Un discorso a parte lo merita Smaug. La proiezione stampa del film è avvenuta in italiano, e quindi non potrei commentare a dovere la performance di Cumberbatch – dovrei far riferimento solo al trailer internazionale rilasciato da Warner. Tralasciando la voce del drago quindi, bisogna dire che Smaug è ricostruito divinamente. In Un viaggio inaspettato Jackson di proposito non ce lo mostra, in modo da farcelo scoprire poco per volta, e che lo vedessimo risvegliarsi da un lungo sonno e levarsi in volo con occhi pieni di meraviglia insieme allo stupefatto Bilbo. Da segnalare che Freeman & Cumberbatch hanno già lavorato insieme nella serie della BBC Sherlock, che ha avuto un buon riscontro di pubblico e ha reso i due attori una delle coppie televisive più amate in UK e non solo, quindi tanto di cappello ai produttori per essere riusciti ad approfittare della cosa.
Il 3D HFR (High Frame Rate) regala al film una eccellente qualità visiva, sebbene lo spettatore che non è abituato all’alta risoluzione e al mondo dei videogame possa inizialmente sentirsi spaesato dalle immagini che scorrono sullo schermo.
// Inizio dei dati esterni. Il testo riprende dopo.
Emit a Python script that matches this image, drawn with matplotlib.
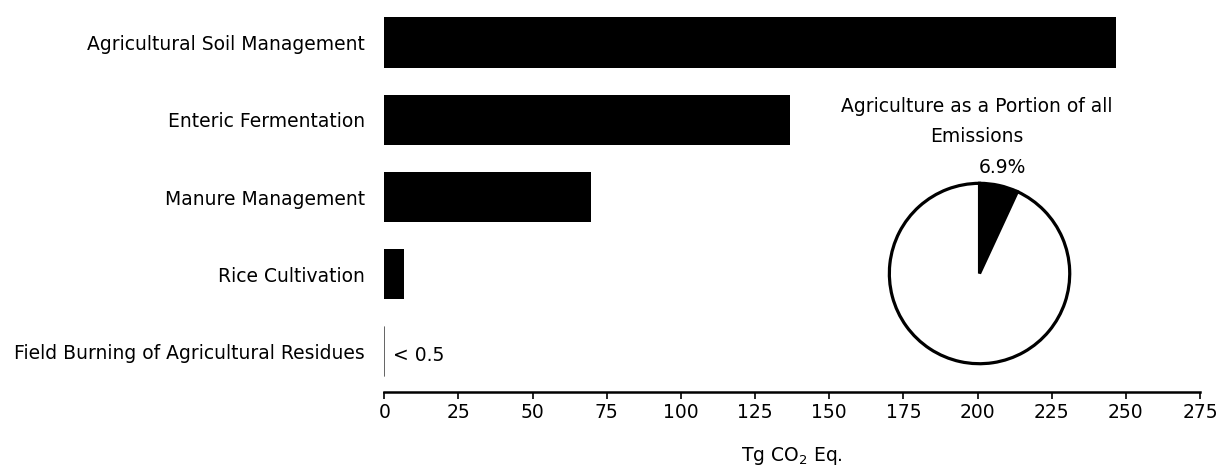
import matplotlib
matplotlib.use("Agg")
from matplotlib import pyplot as plt
import numpy as np

# bar data
categories = ["Agricultural Soil Management", "Enteric Fermentation",
              "Manure Management", "Rice Cultivation",
              "Field Burning of Agricultural Residues"]
values = [246.7, 136.8, 69.8, 6.6, 0.2]
value_notes = ["", "", "", "", "< 0.5"]
x_ticks = list(range(0, 276, 25))

# pie data
pie_share = [6.9, 93.1]
pie_label = "6.9%"
pie_title = ["Agriculture as a Portion of all", "Emissions"]

FS = 13.5
plt.rcParams['font.family'] = ['DejaVu Sans']
plt.rcParams['font.size'] = FS

fig = plt.figure(figsize=(12.2, 4.7), dpi=100)
ax = fig.add_axes([0.315, 0.1666, 0.6686, 0.8334])

y = np.arange(len(categories))
bars = ax.barh(y, values, height=0.65, color="black")
# tiny bar should not be snapped up to a full pixel
bars[-1].set_snap(False)
for i, note in enumerate(value_notes):
    if note:
        ax.annotate(note, (values[i], y[i]), xytext=(6, -3), textcoords="offset points",
                    va="center", ha="left", fontsize=FS)

ax.set_ylim(4.52, -0.55)
ax.set_xlim(0, 275)
ax.set_yticks(y)
ax.set_yticklabels(categories)
ax.set_xticks(x_ticks)
ax.tick_params(axis='y', length=0, pad=14)
ax.tick_params(axis='x', direction='out', length=5, width=1.2, pad=3)
for s in ["top", "right", "left"]:
    ax.spines[s].set_visible(False)
ax.spines["bottom"].set_linewidth(1.8)
ax.set_xlabel("Tg CO$_2$ Eq.", labelpad=17)

# inset pie
pax = fig.add_axes([0.7275, 0.2223, 0.1508, 0.3915])
wedges, texts = pax.pie(pie_share, colors=["black", "white"], startangle=90,
                        counterclock=False, labels=[pie_label, ""], labeldistance=1.2,
                        wedgeprops=dict(edgecolor="black", linewidth=2.3))
for t in texts:
    t.set_ha("center")
    t.set_fontsize(FS)
pax.set_xlim(-1.02, 1.02)
pax.set_ylim(-1.02, 1.02)
pax.set_aspect("auto")

fig.text(977 / 1220, 1 - 107 / 470, pie_title[0], ha="center", va="center", fontsize=FS)
fig.text(977 / 1220, 1 - 136 / 470, pie_title[1], ha="center", va="center", fontsize=FS)

fig.savefig("out.png", dpi=100)
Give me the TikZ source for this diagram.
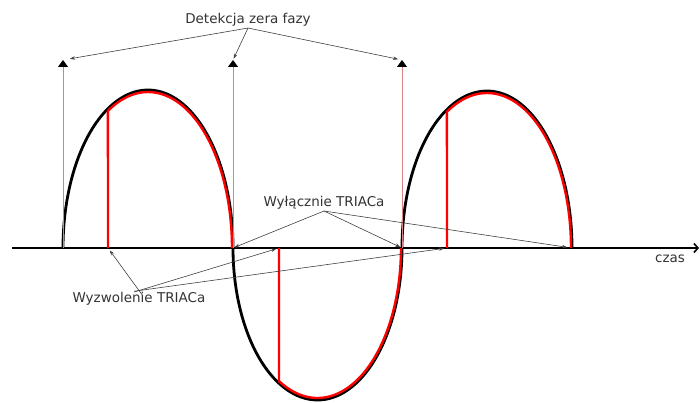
\documentclass[tikz,border=0pt]{standalone}
\usepackage{fontspec}
\setmainfont{DejaVu Sans}
\usetikzlibrary{arrows.meta}
\definecolor{zeroline}{RGB}{215,130,130}
\definecolor{notecol}{RGB}{64,64,64}

\begin{document}
\begin{tikzpicture}[x=1pt,y=-1pt,
    label/.style={text=black!80,font=\fontsize{13.5}{16}\selectfont,inner sep=1pt},
    pointer/.style={notecol,line width=0.6pt,-{Stealth[length=5pt,width=3.5pt]}},
    marker/.style={zeroline,line width=0.8pt,-{Triangle[color=black,length=7pt,width=10pt]}}]
    \useasboundingbox (0,0) rectangle (700,403);
    % punkty na osi
    \coordinate (z1) at (63,248);
    \coordinate (z2) at (233,248);
    \coordinate (z3) at (402,248);
    \coordinate (z4) at (572,248);
    \coordinate (t1) at (108,248);
    \coordinate (t2) at (279,248);
    \coordinate (t3) at (447,248);
    \coordinate (m1) at (63,60);
    \coordinate (m2) at (233,60);
    \coordinate (m3) at (402,60);
    % os czasu
    \draw[line width=1.6pt,-{Straight Barb[length=4pt,width=9pt]}] (12,248) -- (699,248);
    \node[label] (czas) at (670,259) {czas};
    % napiecie sieci
    \draw[line width=2.8pt] plot[smooth,variable=\t,domain=180:0,samples=60] ({148+85*cos(\t)},{248-158*sin(\t)})
        -- plot[smooth,variable=\t,domain=180:0,samples=60] ({317.5+84.5*cos(\t)},{248+152*sin(\t)})
        -- plot[smooth,variable=\t,domain=180:0,samples=60] ({487+85*cos(\t)},{248-157*sin(\t)});
    % napiecie na odbiorniku
    \draw[red,line width=2.4pt] (t1) -- plot[smooth,variable=\t,domain=118.5:0,samples=50] ({148+84*cos(\t)},{248-156*sin(\t)});
    \draw[red,line width=2.4pt] (t2) -- plot[smooth,variable=\t,domain=117.5:0,samples=50] ({317.5+83.5*cos(\t)},{248+150*sin(\t)});
    \draw[red,line width=2.4pt] (t3) -- plot[smooth,variable=\t,domain=118.5:0,samples=50] ({487+84*cos(\t)},{248-155*sin(\t)});
    % detekcja zera
    \draw[marker] (z1) -- (m1);
    \draw[marker] (z2) -- (m2);
    \draw[marker] (z3) -- (m3);
    % opisy
    \node[label,anchor=base] (detekcja) at (248,24) {Detekcja zera fazy};
    \node[label,anchor=base] (wylacznie) at (324,207) {Wyłącznie TRIACa};
    \node[label,anchor=base] (wyzwolenie) at (139,302) {Wyzwolenie TRIACa};
    \draw[pointer,shorten >=7pt] (detekcja.south) -- (m1);
    \draw[pointer,shorten >=1.5pt] (detekcja.south) -- (m2);
    \draw[pointer,shorten >=4pt] (detekcja.south) -- (m3);
    \draw[pointer,shorten >=1.5pt] (wylacznie.south) -- (z2);
    \draw[pointer,shorten >=2pt] (wylacznie.south) -- (z3);
    \draw[pointer,shorten >=5pt] (wylacznie.south) -- (z4);
    \draw[pointer,shorten >=3pt,shorten <=-5pt] (wyzwolenie.north) -- (t1);
    \draw[pointer,shorten >=3pt,shorten <=-5pt] (wyzwolenie.north) -- (t2);
    \draw[pointer,shorten >=3pt,shorten <=-5pt] (wyzwolenie.north) -- (t3);
\end{tikzpicture}
\end{document}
Riallacciandomi a quanto scrivevo a inizio recensione, La desolazione di Smaug richiede uno sforzo preliminare allo spettatore: chi ama Tolkien e Bilbo Baggins apprezzerà il film nella sua interezza, chi non è altrettanto propenso a lasciarsi trasportare tra le insidie della Terra di Mezzo soffrirà in alcuni passaggi centrali del film. A livello emotivo questo secondo episodio non ha la stessa capacità di coinvolgere del primo, ed è per questo che andrebbe inquadrato come film di mezzo. Aspettiamo Lo Hobbit: Andata e ritorno dunque, che sarà nei cinema nel 2014.